Another day, another set of new model preview photos. At this rate there'll be nothing that's genuinely new at the forthcoming Frankfurt Motor Show at all. This car stands out, though, because it's the new Saab 9-5, and the launch of an all-new Saab is a roughly once-in-a-decade event.
In fact since it was founded just after the Second World War, the Saab's car-making operation has only ever produced about half a dozen distinct basic models. As a small, if innovative player, for most of its history, the Swedish company made the best of what it had, rather than starting with a clean sheet every few years. The 99, for example, was in production from 1968 to 1984; a revamp of the 99 and an extended nose produced the first-generation 900 (1978 to 1993). The 99 and the 900 shared the same hatchback rear but had different tails in saloon form. The 90 (1984 to 1987) had the shorter nose of the 99 and the back-end of the 900 saloon.

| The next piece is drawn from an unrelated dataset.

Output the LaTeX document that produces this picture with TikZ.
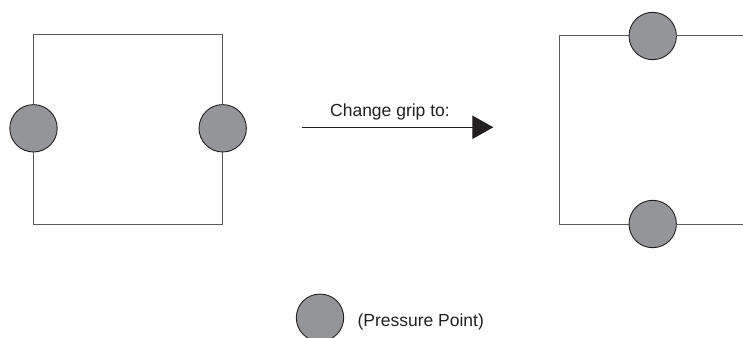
\documentclass[tikz,border=0pt]{standalone}
\usepackage{fontspec}
\setmainfont{Liberation Sans}
\usetikzlibrary{arrows.meta}
\definecolor{edgegray}{HTML}{58595B}
\definecolor{ptfill}{HTML}{939598}
\definecolor{inkblack}{HTML}{231F20}
\tikzset{
  ppoint/.style={circle, draw=inkblack, fill=ptfill, line width=0.9pt, minimum size=47.4pt, inner sep=0pt, outer sep=0pt},
  frame/.style={draw=edgegray, line width=1pt},
  label/.style={text=inkblack, font=\fontsize{17.5}{21}\selectfont},
  bigarrow/.style={draw=inkblack, line width=1pt, -{Triangle[length=21pt, width=23.4pt]}}
}
\begin{document}
\begin{tikzpicture}[x=1pt, y=-1pt]
\useasboundingbox (0,0) rectangle (743,337);
\clip (0,0) rectangle (743,337);
% left square
\coordinate (ltl) at (33.5,35);
\coordinate (ltr) at (222.7,35);
\coordinate (lbl) at (33.5,224);
\coordinate (lbr) at (222.7,224);
\node[ppoint] (L) at (33.5,128.3) {};
\node[ppoint] (R) at (222.7,128.3) {};
\draw[frame] (L.north) -- (ltl) -- (ltr) -- (R.north);
\draw[frame] (L.south) -- (lbl) -- (lbr) -- (R.south);
% right shape
\coordinate (rtl) at (559.3,36);
\coordinate (rbl) at (559.3,224);
\coordinate (rte) at (743,36);
\coordinate (rbe) at (743,224);
\node[ppoint] (T) at (652.7,36) {};
\node[ppoint] (B) at (652.7,224) {};
\draw[frame] (T.west) -- (rtl) -- (rbl) -- (B.west);
\draw[frame] (T.east) -- (rte);
\draw[frame] (B.east) -- (rbe);
% arrow
\coordinate (a1) at (301.7,127.3);
\coordinate (a2) at (493.3,127.3);
\draw[bigarrow] (a1) -- (a2);
\node[label, anchor=base] (cg) at (390,116.7) {Change grip to:};
% legend
\node[ppoint] (P) at (320,317.7) {};
\node[label, anchor=base west, inner sep=0pt] (pp) at (357.3,326) {(Pressure Point)};
\end{tikzpicture}
\end{document}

Since 1989, however, Saab has been able to lean on its owner General Motors for technology, and the new 9-5 is no exception. In fact it's based on the same GM platform as the Vauxhall/Opel Insignia, but offers a lot of techie features, such as a head-up display, and styling inspired by recent Saab concept cars such as the Aero X. A wide range of engines will be available – and the 9-5 wouldn't be a Saab if these didn't include turbos and ethanol-powered options.
But now the Saab story has come full circle. The company is being sold by GM to a consortium including the sports-car manufacturer Koenigsegg, and could once more become a small Swedish player developing new models solo on a shoestring. If history and the original 99/900 are anything to go by, this 9-5 could still be around in some form or another in 2030.